A top candidate is Senate Bill 83, a bill targeted at what Republicans describe as “woke” elements in state university administration. The bill would dismantle most Diversity Equity and Inclusion programs, require universities to create a mandatory American history class and create policies meant to prevent perceived liberal bias in classrooms, among other provisions.
The bill is a top priority for Senate Republicans, who approved it in May 2023 after numerous revisions. It’s stalled in the House, though. A House committee approved a revised version last December. But Stephens has never scheduled a vote from the entire House.
Huffman also is a vocal supporter of spending state tax money on private schools. The 2023 state budget bill, which Huffman and Stephens negotiated, lifted income caps on vouchers, leading the state to spend an extra $1 billion paying for kids to attend private school. Huffman could expand on this by backing a program to create education savings accounts for students or by expanding a program that spent about $5 million on private school buildings, for example.

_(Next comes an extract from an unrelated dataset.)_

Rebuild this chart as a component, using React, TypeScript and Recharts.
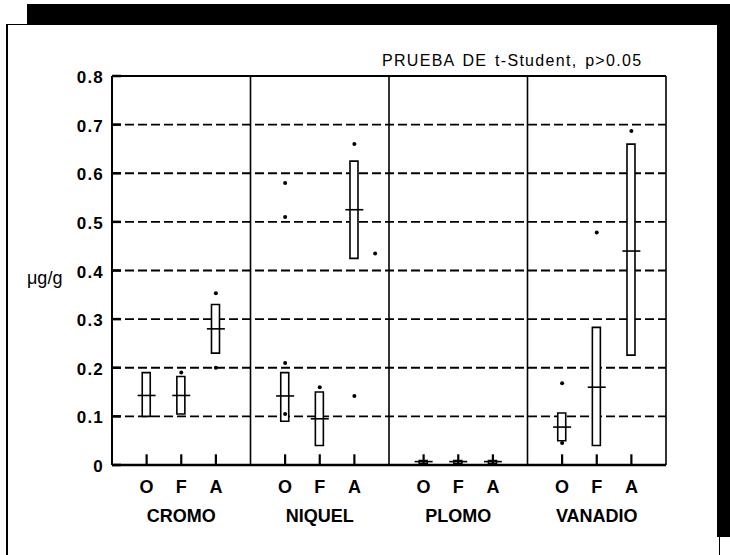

Stephens, meanwhile, was skeptical of these policies – not enough to block them, however – a nuanced stance that explains how he got support from the Ohio Education Association, a large teachers’ union, while provoking a pro-privatization group that helped bankroll Huffman’s ascension to speaker.
Lawmakers could revisit Ohio’s marijuana laws
Another topic a Huffman-led House could end up tackling is marijuana. Huffman has talked about changing state marijuana laws since even before voters approved recreational use in November 2023. Huffman allies say that Stephens effectively blocked that from happening by putting Rep. Jamie Callender, a legalization advocate, in charge of negotiating the topic on the House side.

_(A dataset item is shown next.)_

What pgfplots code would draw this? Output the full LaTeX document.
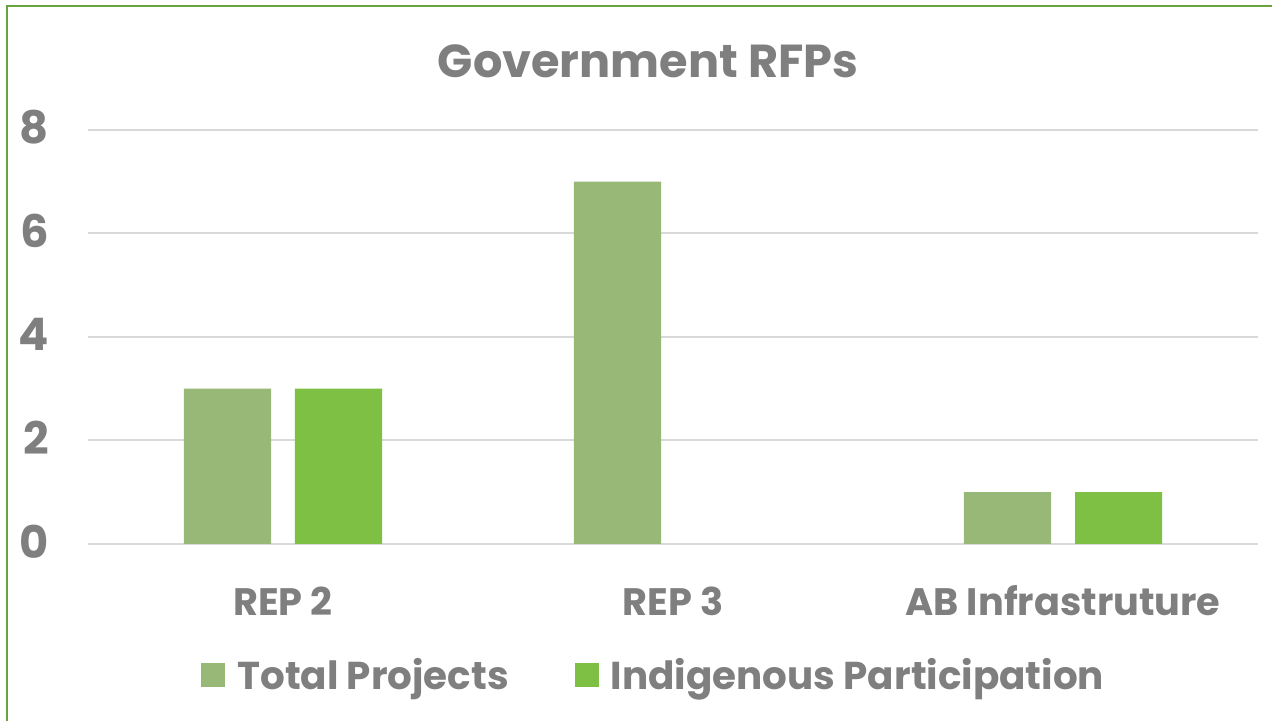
\documentclass[border=0pt]{standalone}
\usepackage{pgfplots}
\pgfplotsset{compat=1.18}
\usepackage{fontspec}
\setmainfont{Poppins}
\definecolor{txt}{HTML}{7F7F7F}
\definecolor{grd}{HTML}{D9D9D9}
\definecolor{totc}{HTML}{98B878}
\definecolor{indc}{HTML}{7DC043}
\definecolor{brd}{HTML}{6AA23E}
\begin{document}
\begin{tikzpicture}
\useasboundingbox (0,0) rectangle (636bp,360.5bp);
\fill[white] (0,0) rectangle (636bp,360.5bp);
\draw[brd, line width=1.2bp] (3.5bp,0) -- (3.5bp,357.5bp) -- (636bp,357.5bp);
\begin{axis}[
  at={(44bp,88.5bp)}, anchor=south west,
  scale only axis, width=585bp, height=207bp,
  xmin=-0.5, xmax=2.5, ymin=0, ymax=8,
  ytick={0,2,4,6,8},
  xtick={0,1,2},
  xticklabels={REP 2, REP 3, AB Infrastruture},
  axis line style={draw=none},
  major tick length=0pt,
  ymajorgrids, grid style={grd, line width=1bp},
  /pgf/number format/assume math mode=true,
  yticklabel style={anchor=base east, inner sep=0pt, xshift=-19.5bp, yshift=-7bp, font=\fontsize{22.5}{22.5}\selectfont\bfseries, text=txt},
  xticklabel style={anchor=base, inner sep=0pt, yshift=-35.5bp, font=\fontsize{19.2}{19.2}\selectfont\bfseries, text=txt},
  legend columns=2,
  legend style={draw=none, fill=none, at={(0.0966,-0.3164)}, anchor=west, inner sep=0pt,
    font=\fontsize{19.5}{19.5}\selectfont\bfseries, text=txt,
    /tikz/every odd column/.append style={column sep=4bp},
    /tikz/every even column/.append style={column sep=31bp}},
  legend image code/.code={\fill[#1, draw=none] (0bp,-6bp) rectangle (12bp,6bp);},
]
\addplot[ybar, bar width=0.2235, bar shift=-0.1425, fill=totc, draw=none] coordinates {(0,3) (1,7) (2,1)};
\addlegendentry{Total Projects}
\addplot[ybar, bar width=0.2235, bar shift=0.1425, fill=indc, draw=none] coordinates {(0,3) (1,0) (2,1)};
\addlegendentry{Indigenous Participation}
\end{axis}
\node[anchor=base, text=txt, font=\fontsize{23.2}{23.2}\selectfont\bfseries] at (324bp,321.5bp) {Government RFPs};
\end{tikzpicture}
\end{document}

Ways that lawmakers could change the law include limiting marijuana product potency and changing what the state does with the taxes assessed on marijuana sales. Huffman’s selection also could dislodge a proposal backed by Gov. Mike DeWine to ban delta-8, the “diet weed’ synthetic THC products available in convenience stores. Talks on the subject have stalled since they were wrapped up in the broader topic of marijuana regulations.
One general subject to watch is any issue touching on organized labor. Stephens got his job with help from the state’s labor unions, which helped broker the support from Democrats. Huffman is a former supporter of a proposal to weaken prevailing wage laws, which require governments to pay union-scale wages on construction jobs and are backed by the state’s building trade groups.
Chips are down
Intel Corp. announced on Tuesday it had reached final terms with President Joe Biden’s administration to receive $7.86 billion from the federal CHIPS Act law passed in 2022, including to help build the company’s multi-billion dollar plant in New Albany.
The number is lower than the $8.5 billion the Biden administration originally announced, which the company said accounts for a $3 billion federal contract the company got from the Pentagon.
DeWine and Lt. Gov. Jon Husted spiked the football in a statement that also alluded to concerns the project might be in jeopardy due to Intel’s broader financial woes.
“The work to build the Silicon Heartland now moves forward with even more certainty, advancing our economic and national security to the benefit of the working people of Ohio and America,” DeWine and Husted said.